In order to understand how egolessness is our natural state of being, Trungpa Rinpoche describes the birth of ego, how our mistaken perception of duality comes into being. There is a “point-blank” quality to these teachings an uncompromising look at how mistaken we are about ourselves and life, and how it’s really time to grow up, to open up, and become genuinely helpful to ourselves and to our world.
Chögyam Trungpa points out that mindfulness in action is only possible if we have established a daily formal sitting practice, working through our resistance to waking up, and gradually, methodically unmasking our ego and its deceptiveness. This is expressed in the last chapter of the book, A Mindful Society.

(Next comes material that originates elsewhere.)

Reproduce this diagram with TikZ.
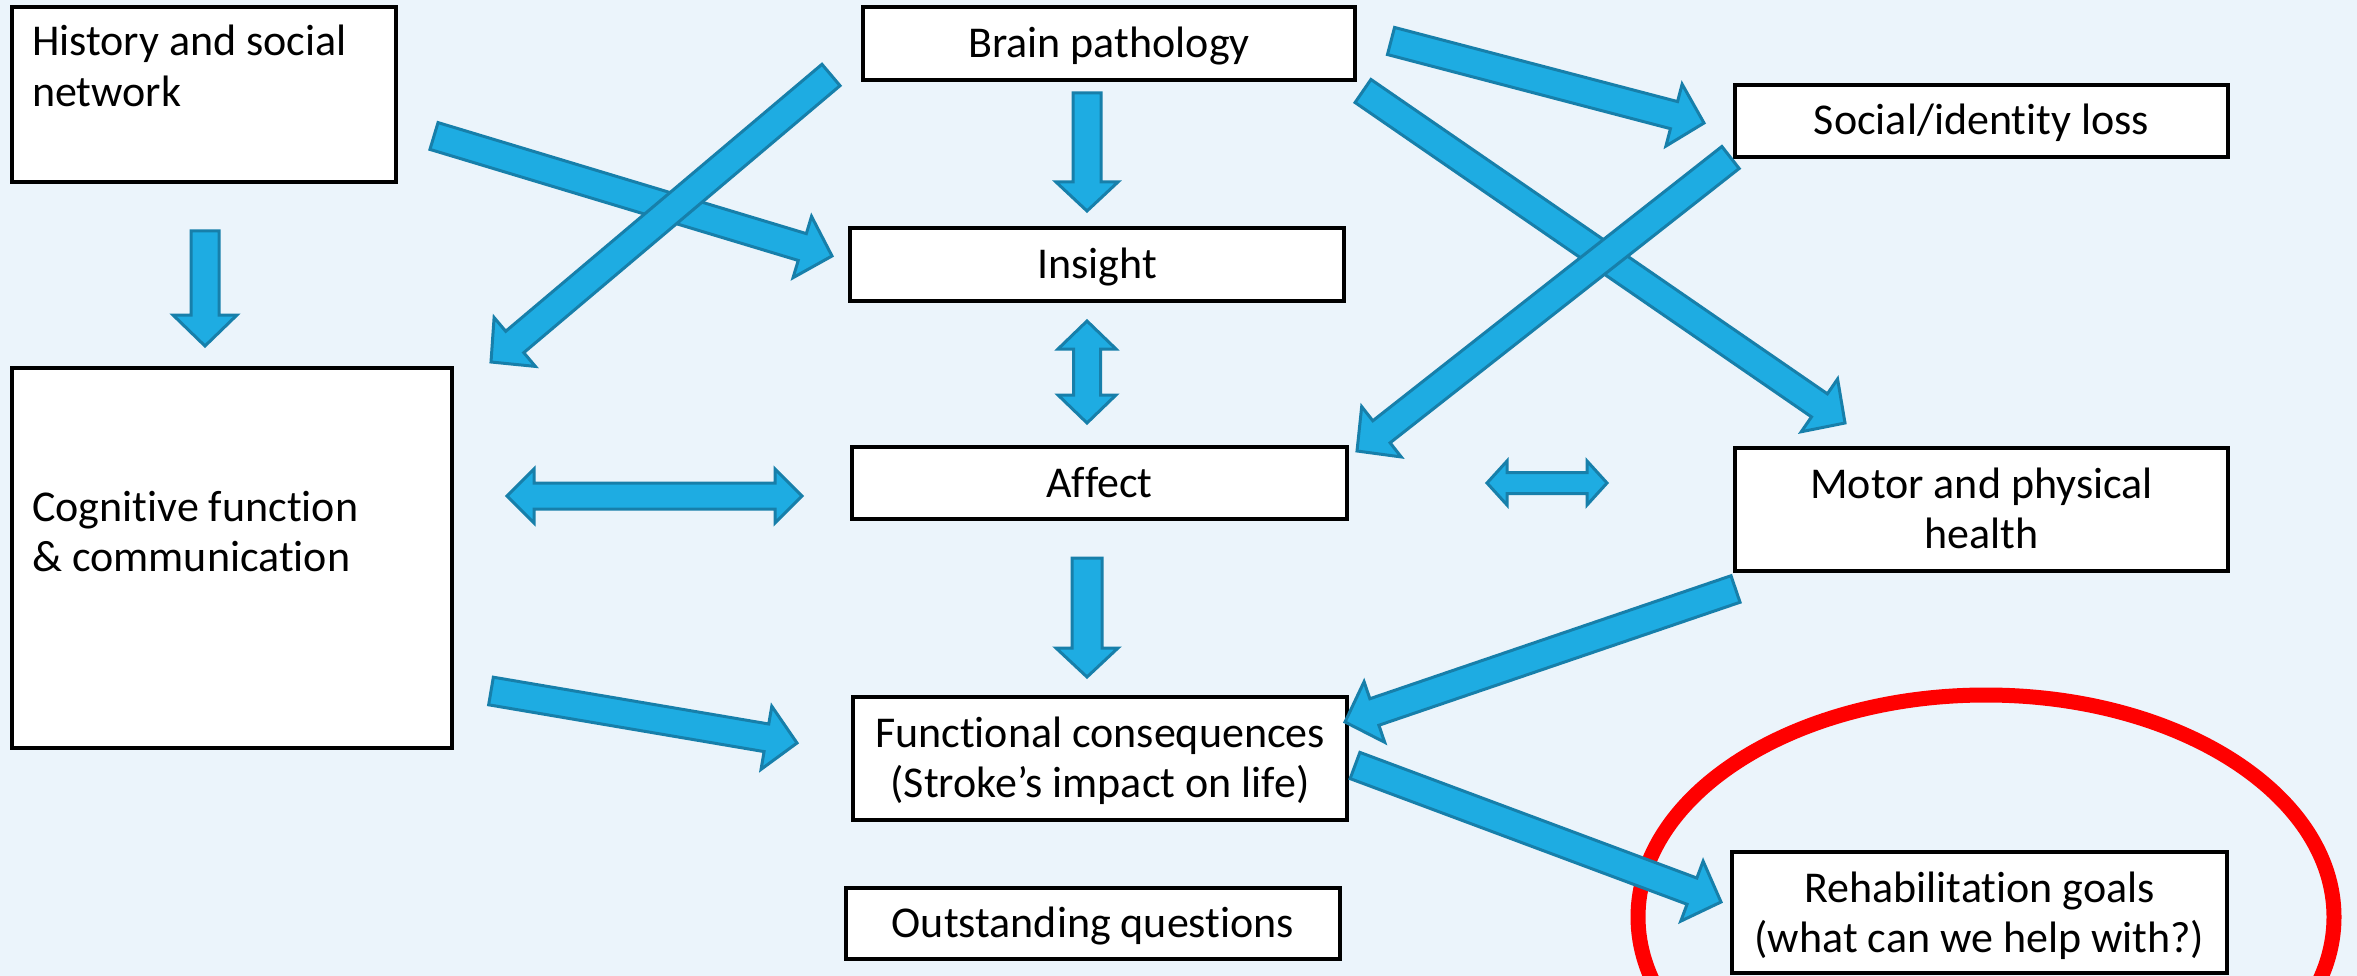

When the practice of meditation has a footing in your life and becomes a regular practice, the contrast between sanity and neurosis in daily life becomes clear and precise. So working with both the formal practice of meditation and the post-meditation practice seems to be the only way to dismantle the fundamental core of ego’s game. One of the main things that I would like to encourage is our confidence that we can actually do this ourselves.
Mindfulness in Action was six years in the making. The editor painstakingly went through hundreds of transcripts, many typewritten or even handwritten, to find the material for this book. It is clearly a labor of love. I appreciated the Editor’s Afterword. In it, the reader can easily sense the profoundly positive impact that Chögyam Trungpa has had on Carolyn Gimian’s life and work. Her appreciation for and application of mindfulness in action is also apparent.
Alan Sloan began studying with Chogyam Trungpa in 1970 and has been a teacher within Trungpa Rinpoche’s tradition since 1976. He has presented many programs on mindfulness to diverse audiences in North America, Europe and New Zealand. He is an executive coach and facilitator in Halifax, Nova Scotia.
I believe that the voice that we hear throughout this book is actually a chorus of two: Chögyam Trungpa Rinpoche and Carolyn Rose Gimian—a literary marriage of real benefit. This is the most inspiring and practical handbook on mindfulness that I have encountered in 45 years of practice. I highly recommend it—for individuals new to mindfulness practice, for experienced meditators who wish to go deeper with their practice both on and off “the cushion,” and for mindfulness teachers who want to better understand, support and communicate with their meditation students.